Why I Think Spiderman Plain Sucked

I saw Spiderman 3 on Saturday. It was crap. Here’s the things that bugged me most, without spoiling too much:

Osborne’s Butler

Harry Osborne’s butler had 3 lines in the movie.

  1. “You’re having guests?”
  2. “Yes, sir,” about three times.
  3. A long, close-up monologue about loving Harry and Norman (Harry’s dad), how he sees crazy things around the house from time to time, that he cleaned the wounds on Norman Osborne when he died (instead of calling the police, apparently), and that his expert homicide detective skills alerted him that the blade wound that killed Norman Osborne was the one Norman carried with him. I guess he didn’t feel compelled to tell Harry until after he tried to kill Peter out of revenge. Those writers need to be fired.

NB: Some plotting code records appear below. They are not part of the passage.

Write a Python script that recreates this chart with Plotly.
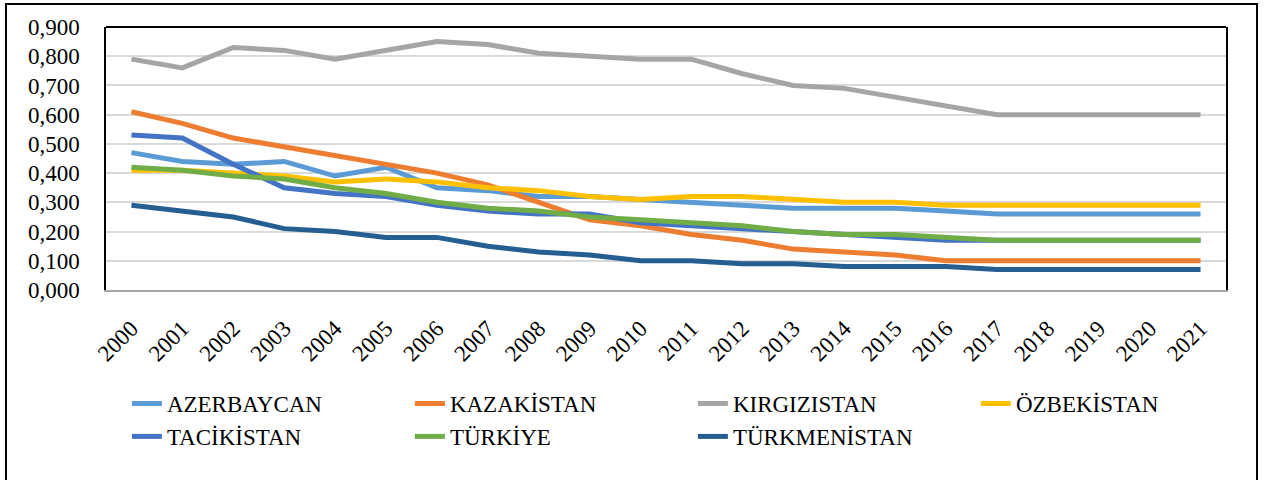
import plotly.graph_objects as go

years = [str(y) for y in range(2000, 2022)]

azerbaycan = [0.47, 0.44, 0.43, 0.44, 0.39, 0.42, 0.35, 0.34, 0.32, 0.32, 0.31,
              0.30, 0.29, 0.28, 0.28, 0.28, 0.27, 0.26, 0.26, 0.26, 0.26, 0.26]
kazakistan = [0.61, 0.57, 0.52, 0.49, 0.46, 0.43, 0.40, 0.36, 0.30, 0.24, 0.22,
              0.19, 0.17, 0.14, 0.13, 0.12, 0.10, 0.10, 0.10, 0.10, 0.10, 0.10]
kirgizistan = [0.79, 0.76, 0.83, 0.82, 0.79, 0.82, 0.85, 0.84, 0.81, 0.80, 0.79,
               0.79, 0.74, 0.70, 0.69, 0.66, 0.63, 0.60, 0.60, 0.60, 0.60, 0.60]
ozbekistan = [0.41, 0.41, 0.40, 0.39, 0.37, 0.38, 0.37, 0.35, 0.34, 0.32, 0.31,
              0.32, 0.32, 0.31, 0.30, 0.30, 0.29, 0.29, 0.29, 0.29, 0.29, 0.29]
tacikistan = [0.53, 0.52, 0.43, 0.35, 0.33, 0.32, 0.29, 0.27, 0.26, 0.26, 0.23,
              0.22, 0.21, 0.20, 0.19, 0.18, 0.17, 0.17, 0.17, 0.17, 0.17, 0.17]
turkiye = [0.42, 0.41, 0.39, 0.38, 0.35, 0.33, 0.30, 0.28, 0.27, 0.25, 0.24,
           0.23, 0.22, 0.20, 0.19, 0.19, 0.18, 0.17, 0.17, 0.17, 0.17, 0.17]
turkmenistan = [0.29, 0.27, 0.25, 0.21, 0.20, 0.18, 0.18, 0.15, 0.13, 0.12, 0.10,
                0.10, 0.09, 0.09, 0.08, 0.08, 0.08, 0.07, 0.07, 0.07, 0.07, 0.07]

series = [
    ("AZERBAYCAN", azerbaycan, "#5B9BD5"),
    ("KAZAKİSTAN", kazakistan, "#ED7D31"),
    ("KIRGIZISTAN", kirgizistan, "#A5A5A5"),
    ("ÖZBEKİSTAN", ozbekistan, "#FFC000"),
    ("TACİKİSTAN", tacikistan, "#4472C4"),
    ("TÜRKİYE", turkiye, "#70AD47"),
    ("TÜRKMENİSTAN", turkmenistan, "#255E91"),
]

FONT = "Liberation Serif"

fig = go.Figure()
for name, vals, color in series:
    fig.add_trace(go.Scatter(x=years, y=vals, name=name, mode="lines",
                             line=dict(color=color, width=5)))

fig.update_layout(
    width=1264, height=480,
    margin=dict(l=106, r=38, t=27, b=190, autoexpand=False),
    paper_bgcolor="white", plot_bgcolor="white",
    separators=",.",
    font=dict(family=FONT, size=23, color="black"),
    showlegend=True,
    legend=dict(orientation="h", x=-0.0001, xanchor="left", y=-0.35, yanchor="top",
                indentation=21,
                font=dict(family=FONT, size=23, color="black"),
                entrywidth=217, entrywidthmode="pixels",
                tracegroupgap=0, bgcolor="rgba(0,0,0,0)"),
    shapes=[
        dict(type="rect", xref="paper", yref="paper", x0=-0.0893, x1=1.0277,
             y0=-0.76, y1=1.0875, line=dict(color="black", width=2)),
        dict(type="line", xref="paper", yref="paper", x0=0, x1=1, y0=1, y1=1,
             line=dict(color="black", width=2)),
    ],
)

fig.update_xaxes(type="category", range=[-0.5, 21.5], tickangle=-45,
                 showgrid=False, showline=True, linecolor="#a6a6a6", linewidth=2,
                 ticks="", ticklabelstandoff=14, automargin=False,
                 tickfont=dict(family=FONT, size=23, color="black"))
fig.update_yaxes(range=[0, 0.9], dtick=0.1, tick0=0, tickformat=".3f",
                 showgrid=True, gridcolor="#d9d9d9", gridwidth=1.5,
                 showline=True, linecolor="black", linewidth=1.5, mirror=True,
                 zeroline=False, ticks="", ticklabelstandoff=20, automargin=False,
                 tickfont=dict(family=FONT, size=23, color="black"))

fig.write_html("out.html", config={"displayModeBar": False},
               post_script="document.body.style.margin='0';")
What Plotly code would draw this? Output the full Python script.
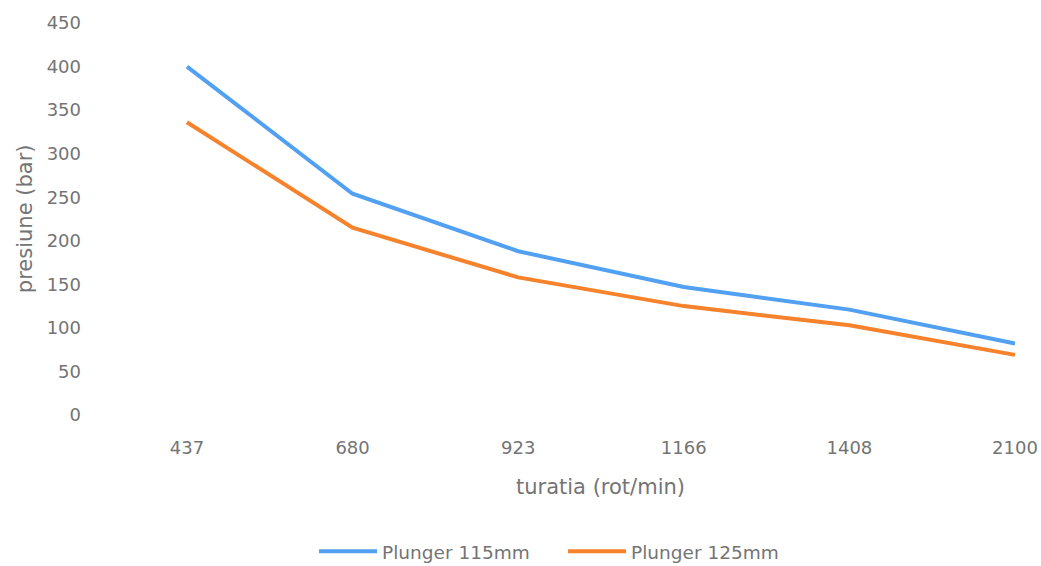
import plotly.graph_objects as go

# Engine speed (rot/min) and pressure (bar) for two plunger diameters
turatia = ["437", "680", "923", "1166", "1408", "2100"]
plunger_115 = [400, 254, 188, 147, 121, 82]
plunger_125 = [336, 215, 158, 125, 103, 69]
y_ticks = [0, 50, 100, 150, 200, 250, 300, 350, 400, 450]

FONT = "DejaVu Sans"
GREY = "#747474"

fig = go.Figure()
fig.add_trace(go.Scatter(
    x=turatia, y=plunger_115, mode="lines", name="Plunger 115mm",
    line=dict(color="#52a0f2", width=4),
))
fig.add_trace(go.Scatter(
    x=turatia, y=plunger_125, mode="lines", name="Plunger 125mm",
    line=dict(color="#f6822c", width=4),
))

fig.update_layout(
    width=1041, height=566,
    margin=dict(l=103, r=0, t=23, b=151, autoexpand=False),
    paper_bgcolor="white", plot_bgcolor="white",
    font=dict(family=FONT, size=18, color=GREY),
    showlegend=True,
    legend=dict(
        orientation="h", x=0.225, xanchor="left",
        y=-0.349, yanchor="middle",
        itemwidth=58, entrywidth=176, entrywidthmode="pixels",
        font=dict(family=FONT, size=18.5, color=GREY),
        bgcolor="rgba(0,0,0,0)",
    ),
    xaxis=dict(
        type="category", range=[-0.507, 5.157],
        showgrid=False, zeroline=False, showline=False, ticks="",
        ticklabelstandoff=20,
        tickfont=dict(family=FONT, size=18, color=GREY),
    ),
    yaxis=dict(
        range=[0, 450], tickvals=y_ticks,
        showgrid=False, zeroline=False, showline=False, ticks="",
        ticklabelstandoff=21,
        tickfont=dict(family=FONT, size=18, color=GREY),
    ),
    annotations=[
        dict(text="turatia (rot/min)", x=2.5, xref="x", y=-0.1837, yref="paper",
             xanchor="center", yanchor="middle", showarrow=False,
             font=dict(family=FONT, size=21, color=GREY)),
        dict(text="presiune (bar)", x=-0.0832, xref="paper", y=0.502, yref="paper",
             xanchor="center", yanchor="middle", textangle=-90, showarrow=False,
             font=dict(family=FONT, size=21, color=GREY)),
    ],
)

fig.write_html("out.html")
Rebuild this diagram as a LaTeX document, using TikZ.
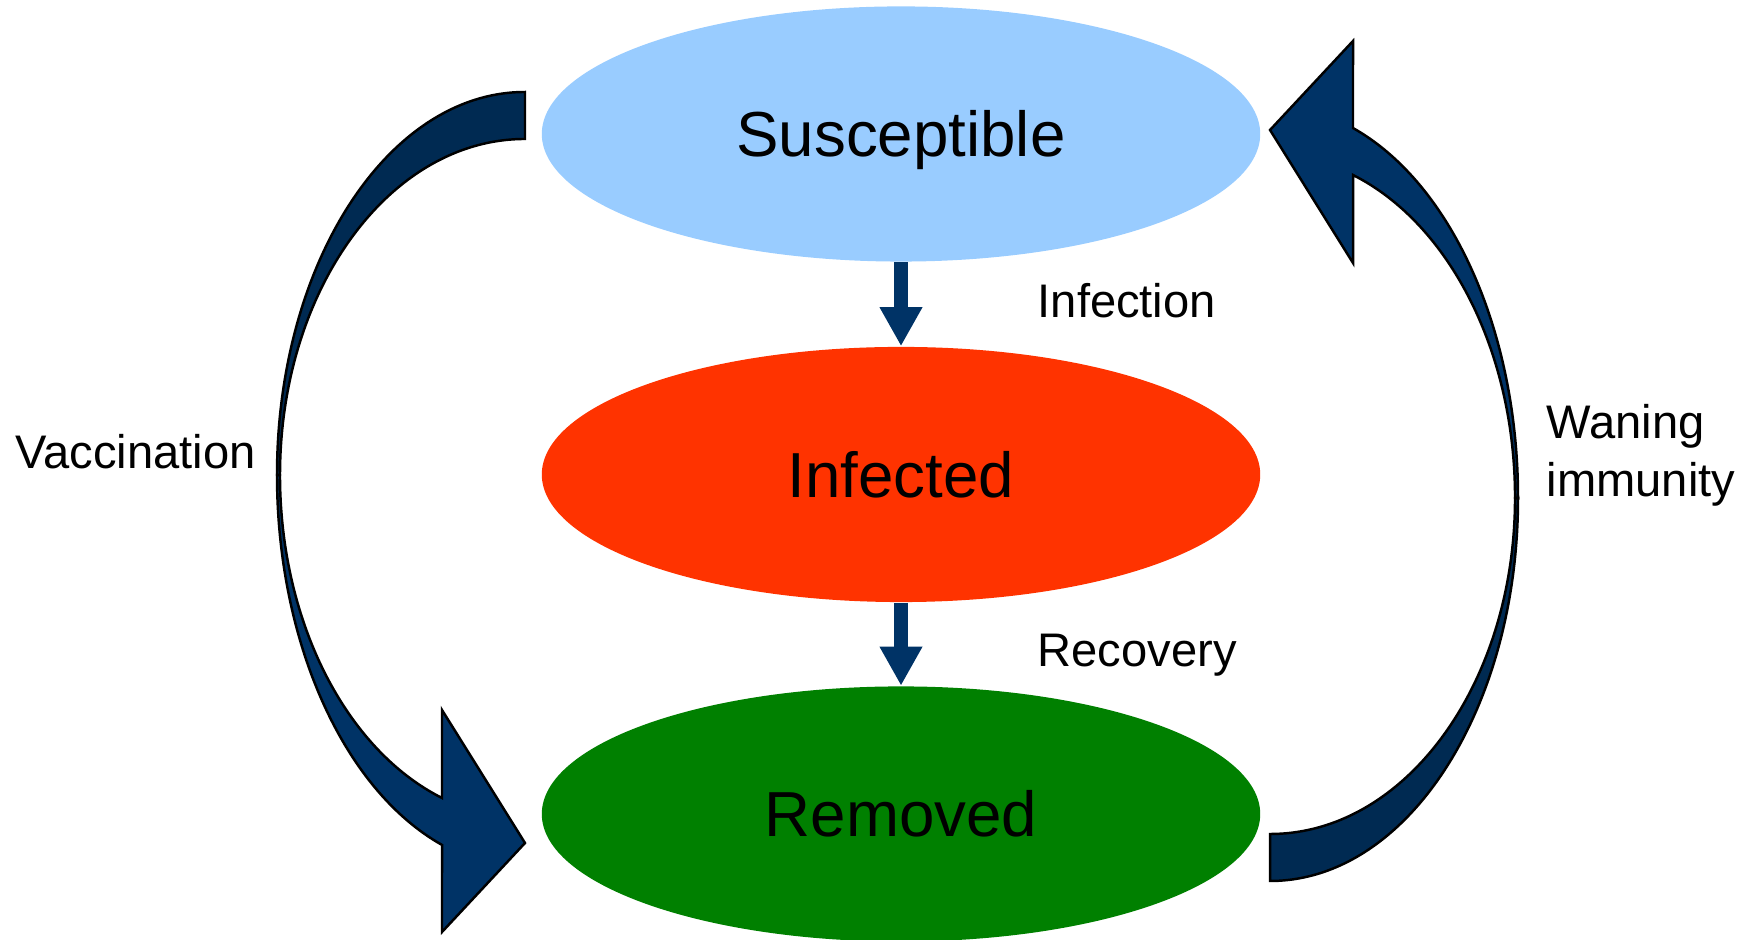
\documentclass[tikz,border=0pt]{standalone}
\usepackage{fontspec}
\setmainfont{Liberation Sans}
\usetikzlibrary{arrows.meta, positioning, shapes.geometric}
\definecolor{sirblue}{HTML}{99CCFF}
\definecolor{sirred}{HTML}{FF3300}
\definecolor{sirgreen}{HTML}{008000}
\definecolor{sirnavy}{HTML}{003366}
\definecolor{sirdark}{HTML}{002A52}

% bent arrow: dark tail band, lighter head band
\newcommand{\sirbend}{%
  \draw[band=sirdark] (525,848) arc[start angle=90, end angle=180, x radius=248, y radius=383]
    -- (280,465) arc[start angle=180, end angle=90, x radius=245, y radius=336] -- cycle;
  \draw[band=sirnavy] (277,465) arc[start angle=180, end angle=250.45, x radius=248, y radius=392.6]
    -- (442,8) -- (525,97) -- (442,230) -- (442,142)
    arc[start angle=250.2, end angle=180, x radius=245, y radius=343] -- cycle;
}

\begin{document}
\begin{tikzpicture}[x=0.01cm, y=0.01cm,
  comp/.style={ellipse, fill=#1, minimum width=7.18cm, minimum height=2.55cm, inner sep=0pt, font=\fontsize{18.1}{21}\selectfont, text height=13pt, text depth=0pt},
  lbl/.style={inner sep=0pt, font=\fontsize{13.4}{16.4}\selectfont},
  flow/.style={-{Triangle[width=0.4cm, length=0.39cm]}, line width=0.14cm, sirnavy},
  band/.style={fill=#1, draw=black, line width=0.7pt, line join=miter},
]
  \useasboundingbox (0,0) rectangle (1752,940);

  % Compartments
  \node[comp=sirblue] (sus) at (901,806) {Susceptible};
  \node[comp=sirred] (inf) at (901,465.5) {Infected};
  \node[comp=sirgreen] (rem) at (901,126) {Removed};

  % Transitions
  \draw[flow] (sus.south) -- (inf.north);
  \draw[flow] (inf.south) -- (rem.north);
  \node[lbl, anchor=base west] (infl) at (1037,622) {Infection};
  \node[lbl, anchor=base west] (recl) at (1037,273) {Recovery};

  % Vaccination: S -> R
  \sirbend
  \node[lbl, anchor=base west] (vacl) at (15,471) {Vaccination};

  % Waning immunity: R -> S
  \begin{scope}[rotate around={180:(897.5,453.5)}]
    \sirbend
  \end{scope}
  \node[lbl, anchor=west, align=left] (wanl) at (1546,485) {Waning\\immunity};
\end{tikzpicture}
\end{document}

Being Bad-Ass Never Looked So Bad

At one point, Peter becomes “bad.”

  • 20 entire minutes were dedicated in watching Peter prance around town like an idiot, picking up on chicks and making dumb hip movements. I wanted to punch a director.
  • Apparently, being bad-ass gives you the ability to play the piano. And dance to smooth Jazz.
  • Chicks actually seemed to fall for it. Well, in the movie — the real life ones were laughing at the absurdity of his hip thrusts and lame new hairstyle.

Selective Grenade Destruction

As you’ve probably seen in the trailer, Peter Parker throws a grenade that explodes next to Harry Osborne’s face. 

  • Peter never once for a moment thinks, “Hey, did I just kill my best friend??” 
  • He isn’t surprised at all when Harry survives. In fact, he must have assumed it since he went to go talk to him later.
  • The wound is apparently healed overnight, minus a few scars. The hell?
  • The same grenade blows out a chunk from Sandman the size of a truck.

The Ending (no spoiler)

This will only make sense to those of you who saw the movie, but what made me the most mad was:

  • Spiderman leaps, and — hey, check it out — an American flag behind him! Totally CGI! Totally corny!
  • The villain is sooooo sorry. He even said it! Awww, and who can blame him for trying to kill people with a well-explained reason like that. Well, the important thing is to follow Aunt May’s advice and forgive him. Okay, you’re forgiven.
  • “WE LOVE SPIDEY. WE LOVE SPIDEY. WE LOVE SPIDEY. WE LOVE SPIDEY.” Is nobody afraid for their lives? Isn’t that a huge monster 100 feet from you? Why does everybody look like they’re at a New Years bash?
  • “Thanks, Spiderman. Welp, time to fly into the sunset. Cya later!” *FOOOOOOOOOOOOOOOOOOSH*

The director got carried away in this movie. They tried to emphasize way too much shitty “romance,” “patriotism,” and character “development.” I put it all in quotes because they failed at all of these points. Spiderman 1 and 2 had genuine plots. This one felt forced. It was as if they wrote the endings first and went backwards. It was as if they forced in the various plot elements after the script had already gone through its first draft in an dumb effort to appeal to a wider market.

I hate how Hollywood does that to good movie franchises — every time.